== The input

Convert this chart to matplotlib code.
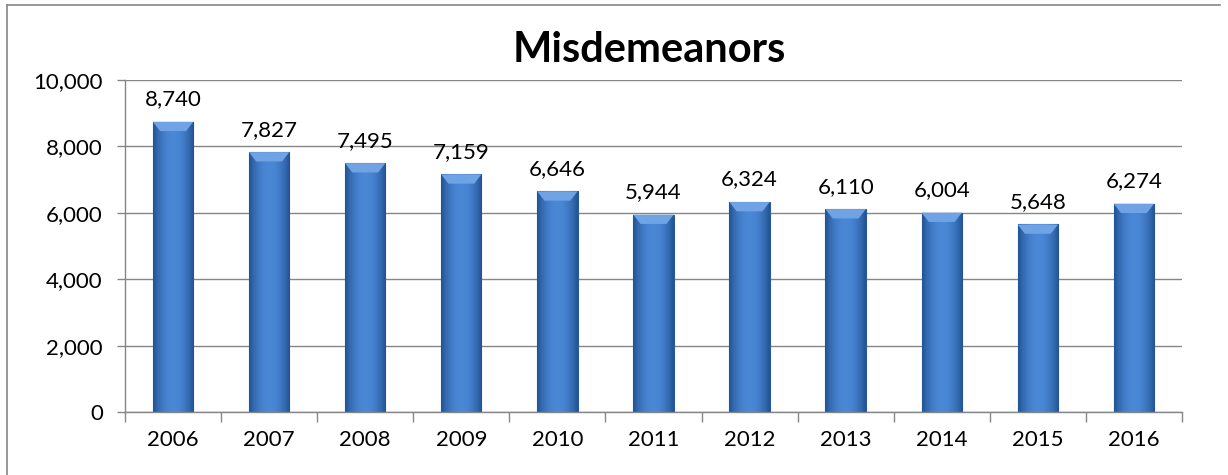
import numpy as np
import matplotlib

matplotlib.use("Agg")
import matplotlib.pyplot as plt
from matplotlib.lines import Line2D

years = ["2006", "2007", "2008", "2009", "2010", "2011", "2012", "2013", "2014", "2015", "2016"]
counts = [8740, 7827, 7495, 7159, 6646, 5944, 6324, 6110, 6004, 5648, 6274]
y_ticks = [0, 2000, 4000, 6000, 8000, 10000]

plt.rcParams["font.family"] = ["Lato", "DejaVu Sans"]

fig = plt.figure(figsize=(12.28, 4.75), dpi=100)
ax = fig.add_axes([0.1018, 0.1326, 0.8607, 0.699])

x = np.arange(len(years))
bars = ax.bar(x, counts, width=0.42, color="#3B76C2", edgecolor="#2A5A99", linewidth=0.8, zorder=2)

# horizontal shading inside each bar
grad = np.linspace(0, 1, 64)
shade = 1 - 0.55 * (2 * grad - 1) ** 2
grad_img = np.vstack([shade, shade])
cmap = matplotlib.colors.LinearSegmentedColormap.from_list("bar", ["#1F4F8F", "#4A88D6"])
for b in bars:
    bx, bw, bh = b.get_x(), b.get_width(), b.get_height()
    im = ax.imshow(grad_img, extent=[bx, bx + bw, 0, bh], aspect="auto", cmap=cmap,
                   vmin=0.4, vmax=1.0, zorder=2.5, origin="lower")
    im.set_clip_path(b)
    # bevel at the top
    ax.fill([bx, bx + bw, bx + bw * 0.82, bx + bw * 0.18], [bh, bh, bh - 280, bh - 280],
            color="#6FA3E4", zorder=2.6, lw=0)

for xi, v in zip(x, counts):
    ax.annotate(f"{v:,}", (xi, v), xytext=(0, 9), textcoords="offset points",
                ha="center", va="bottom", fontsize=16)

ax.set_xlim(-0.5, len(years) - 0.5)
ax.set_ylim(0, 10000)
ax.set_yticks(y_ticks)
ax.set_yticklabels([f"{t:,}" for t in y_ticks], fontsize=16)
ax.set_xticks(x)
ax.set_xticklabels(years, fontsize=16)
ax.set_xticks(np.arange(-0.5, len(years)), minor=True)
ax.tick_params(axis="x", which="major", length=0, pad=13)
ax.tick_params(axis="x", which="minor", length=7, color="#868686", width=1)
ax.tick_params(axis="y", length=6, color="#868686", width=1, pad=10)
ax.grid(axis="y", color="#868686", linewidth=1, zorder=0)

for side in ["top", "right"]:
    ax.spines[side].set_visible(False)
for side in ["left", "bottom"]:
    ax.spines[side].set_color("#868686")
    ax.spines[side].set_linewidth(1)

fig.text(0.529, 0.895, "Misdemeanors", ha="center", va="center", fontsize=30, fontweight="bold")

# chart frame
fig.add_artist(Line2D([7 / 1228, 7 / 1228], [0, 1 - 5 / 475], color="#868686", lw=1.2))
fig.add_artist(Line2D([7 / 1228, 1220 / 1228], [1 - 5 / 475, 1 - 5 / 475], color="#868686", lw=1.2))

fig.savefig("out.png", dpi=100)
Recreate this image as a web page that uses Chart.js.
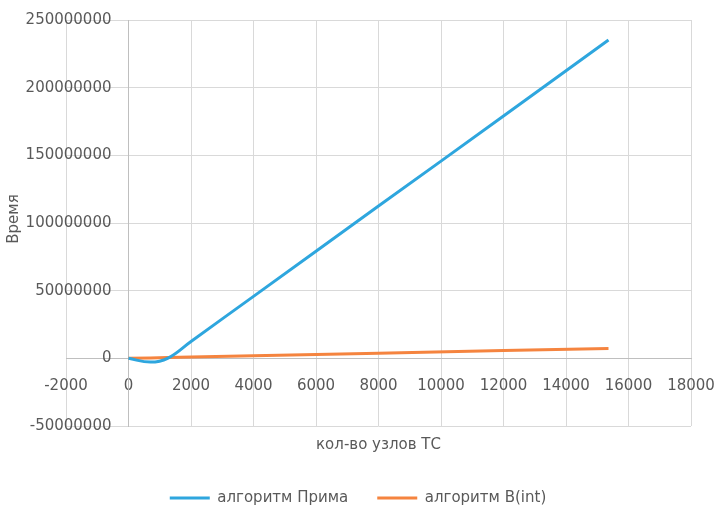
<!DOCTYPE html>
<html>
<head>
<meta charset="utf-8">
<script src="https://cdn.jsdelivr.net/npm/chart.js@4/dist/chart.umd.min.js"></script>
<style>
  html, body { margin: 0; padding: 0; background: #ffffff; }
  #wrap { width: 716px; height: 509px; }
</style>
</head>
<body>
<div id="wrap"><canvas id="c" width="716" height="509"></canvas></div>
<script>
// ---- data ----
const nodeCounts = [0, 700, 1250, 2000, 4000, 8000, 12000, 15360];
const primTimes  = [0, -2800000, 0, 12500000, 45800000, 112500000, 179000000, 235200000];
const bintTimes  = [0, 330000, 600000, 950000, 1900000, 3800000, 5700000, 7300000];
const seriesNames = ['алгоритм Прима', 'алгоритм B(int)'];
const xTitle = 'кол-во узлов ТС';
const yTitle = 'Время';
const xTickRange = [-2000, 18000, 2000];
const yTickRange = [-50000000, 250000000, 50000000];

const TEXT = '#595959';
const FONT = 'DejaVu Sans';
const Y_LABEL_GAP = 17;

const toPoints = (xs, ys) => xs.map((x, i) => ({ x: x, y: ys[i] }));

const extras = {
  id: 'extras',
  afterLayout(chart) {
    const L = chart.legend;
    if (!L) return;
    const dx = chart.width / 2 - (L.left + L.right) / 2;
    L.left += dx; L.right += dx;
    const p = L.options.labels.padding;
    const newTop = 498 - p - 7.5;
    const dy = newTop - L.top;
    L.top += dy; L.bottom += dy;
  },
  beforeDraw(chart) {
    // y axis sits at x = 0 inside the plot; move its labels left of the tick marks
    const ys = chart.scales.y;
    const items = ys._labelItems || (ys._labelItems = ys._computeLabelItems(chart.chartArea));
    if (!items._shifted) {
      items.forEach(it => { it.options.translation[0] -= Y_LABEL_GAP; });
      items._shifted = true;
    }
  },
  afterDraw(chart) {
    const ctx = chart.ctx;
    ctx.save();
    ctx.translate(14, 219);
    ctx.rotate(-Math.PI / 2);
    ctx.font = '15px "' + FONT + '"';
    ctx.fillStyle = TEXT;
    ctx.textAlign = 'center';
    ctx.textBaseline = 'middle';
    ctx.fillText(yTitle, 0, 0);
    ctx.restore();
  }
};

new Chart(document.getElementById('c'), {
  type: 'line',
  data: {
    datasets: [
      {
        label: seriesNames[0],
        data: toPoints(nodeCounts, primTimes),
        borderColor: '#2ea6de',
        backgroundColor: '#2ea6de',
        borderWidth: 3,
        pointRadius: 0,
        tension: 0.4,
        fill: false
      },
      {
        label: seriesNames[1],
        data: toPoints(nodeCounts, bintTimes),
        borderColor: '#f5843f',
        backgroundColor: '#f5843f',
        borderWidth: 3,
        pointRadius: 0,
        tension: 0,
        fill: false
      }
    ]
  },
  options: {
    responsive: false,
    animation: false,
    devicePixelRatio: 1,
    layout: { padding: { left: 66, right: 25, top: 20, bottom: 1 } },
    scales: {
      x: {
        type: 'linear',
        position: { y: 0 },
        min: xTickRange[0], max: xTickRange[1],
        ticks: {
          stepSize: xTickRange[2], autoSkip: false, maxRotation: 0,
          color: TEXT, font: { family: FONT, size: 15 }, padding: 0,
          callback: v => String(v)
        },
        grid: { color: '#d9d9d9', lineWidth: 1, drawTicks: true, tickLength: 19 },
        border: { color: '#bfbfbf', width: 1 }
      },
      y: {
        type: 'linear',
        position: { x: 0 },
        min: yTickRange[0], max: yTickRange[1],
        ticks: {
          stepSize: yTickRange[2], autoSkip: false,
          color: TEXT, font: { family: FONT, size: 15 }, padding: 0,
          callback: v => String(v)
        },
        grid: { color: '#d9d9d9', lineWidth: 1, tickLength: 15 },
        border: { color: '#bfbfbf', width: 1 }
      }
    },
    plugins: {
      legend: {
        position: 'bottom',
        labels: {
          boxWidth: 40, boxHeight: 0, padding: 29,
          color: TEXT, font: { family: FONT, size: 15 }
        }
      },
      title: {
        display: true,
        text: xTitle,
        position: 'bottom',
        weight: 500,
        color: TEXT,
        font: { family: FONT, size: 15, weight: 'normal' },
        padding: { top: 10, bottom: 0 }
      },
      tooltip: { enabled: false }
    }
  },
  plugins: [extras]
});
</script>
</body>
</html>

====

■ What to produce ■
Starting at the top of the listing above, please restate word for word each line up to and including the one that holds "from matplotlib.lines import Line2D", omitting every image.

■ Response to this exercise ■
Convert this chart to matplotlib code.
import numpy as np
import matplotlib

matplotlib.use("Agg")
import matplotlib.pyplot as plt
from matplotlib.lines import Line2D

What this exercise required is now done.